News that the European Commission is delaying the release of its directive on supplementary pensions until September comes as the result of sensitive political manoeuvring at both the parliament and full union level.
France’s current tenancy of the EU presidency has led to suggestions – confirmed at Commission level – that the timing of the directive and its subsequent referral to the parliament could have embarrassed the French, who have taken a firm stance against jeopardising the solidarity aspect of their social security regime with Anglo-Saxon type supplementary funded pensions.
The second major issue concerns the debate over biometric risk cover within the supplementary pensions framework. April’s parliamentary response to 1999’s draft directive from the Commission states that inclusion of biometric cover would be ‘favourable’ for supplementary pension products.
This has been a major point of contention and compromise within the parliament. There is little to suggest that it won’t be again when the parliament is finally faced with the Commission’s directive.
Speaking at the southern European leg of the Rebuilding Pensions European tour in Rome last month, Martin Merlin of the Commission, nevertheless signalled their intention to bring as many pension providers as possible under the directive umbrella. “The essential issue is that our definition of a pension fund is one where savings cannot legally be touched until retirement age.
“We don’t want to prejudice any provider – thus the reason for the generic concept of the ‘institute for retirement provision’, which can incorporate the different bodies used for pension provision in each country.
“We would like to have third pillar schemes brought under the directive, but it is not going to be easy.

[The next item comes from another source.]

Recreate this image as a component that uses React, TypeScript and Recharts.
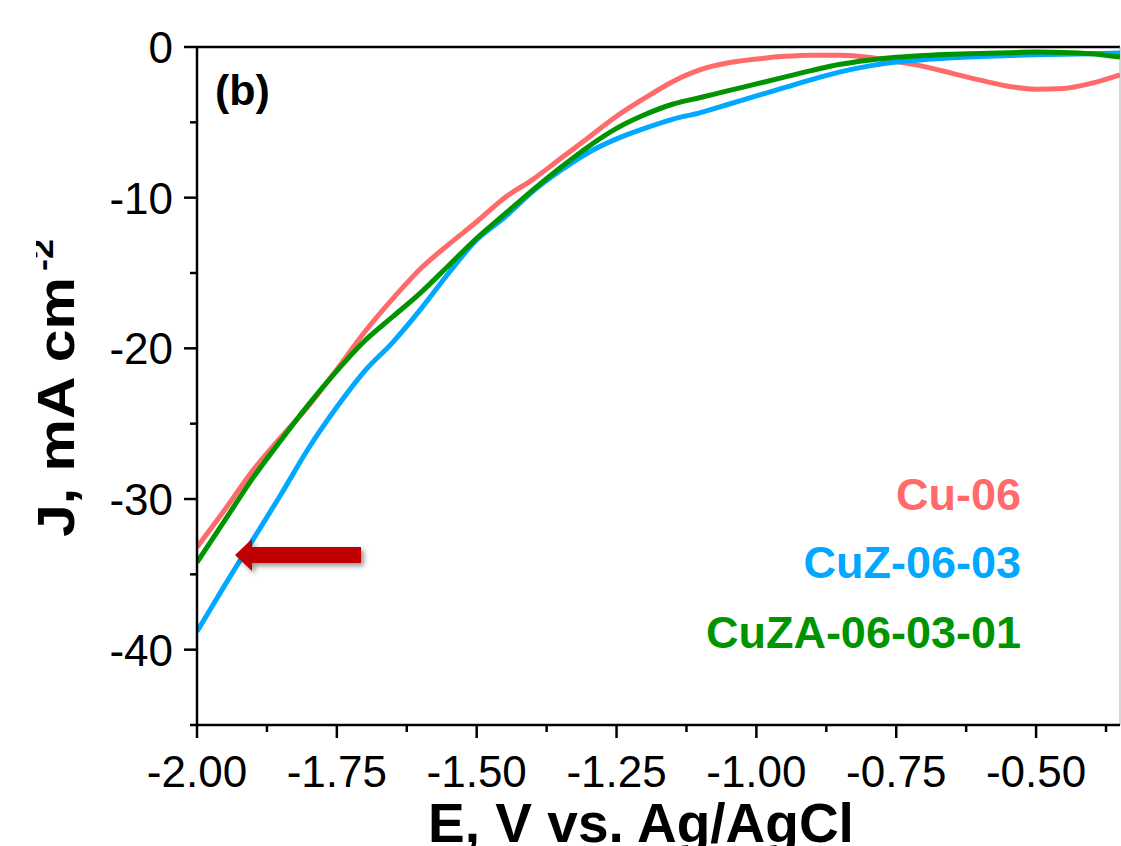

The parliament agrees with us on the majority of points, but it is true that on the idea of biometric risk they have shown themselves to be in favour of this.
“Can we incorporate life insurance into the directive? This is an issue we are considering at the moment.”
Merlin, however, gave clear indications on the directive’s content concerning slightly less sensitive issues. “Many of the points here will be in the directive although nothing is set in stone yet.”
The proposals, he said, would include fund-specific prudential rules on investment – ie the need for full funding of schemes and asset/liability modelling – but thereafter a free hand on investment.
Other proposals in the directive, he added, would include requirements for more open scheme information and greater powers of intervention and co-ordination between national supervisory authorities.
The directive, he noted, would not be adopting the formula suggested by Koen De Ryck’s Rebuilding Pensions report for a dynamic minimum funding requirement (DMFR),
“The dynamic minimum funding requirement is just too difficult a step to take at the moment – but we will be reviewing this in the future. On the other hand, we cannot just have one set of quantitative rules for Europe either. With the continuing integration of capital markets we want to see no investment restrictions – unless justified – as this would hamper the size and liquidity of markets.”
The backbone of the directive, he noted would be EU-wide freedom of choice over investment managers and custodians for pension products. “We are also seeking mutual recognition of supervisory practices. The key objective is to get the harmonisation of prudent principles and their recognition by member states.”
And while the Commission is looking closely at tax harmonisation issues and mutual pensions recognition, Merlin added: “At this stage we want to establish the right for a company to set up a pension fund in another European country. But we would also need to co-ordinate tax issues for this to work properly.”
He added that problems of integrating a system like the UK with its trustee law and that of Italy with its paritary – employer/employee /union boards, would also be difficult to broach.
“We would like to see a memorandum of understanding introduced at a later stage to cope with these issues.”
In terms of the broader picture, Merlin also pointed to initiatives within the Commission to ensure tax co-ordination for migrant workers to avoid double taxation and loss of supplementary pension rights.
“This is being looked at by another DG and proposals are expected by the end of the year.”
“Social security protection for migrant workers is also another question and this is being looked at. A pensions forum has been set up between member states and social partners to address the issue, although this will take a lot longer to come to fruition.”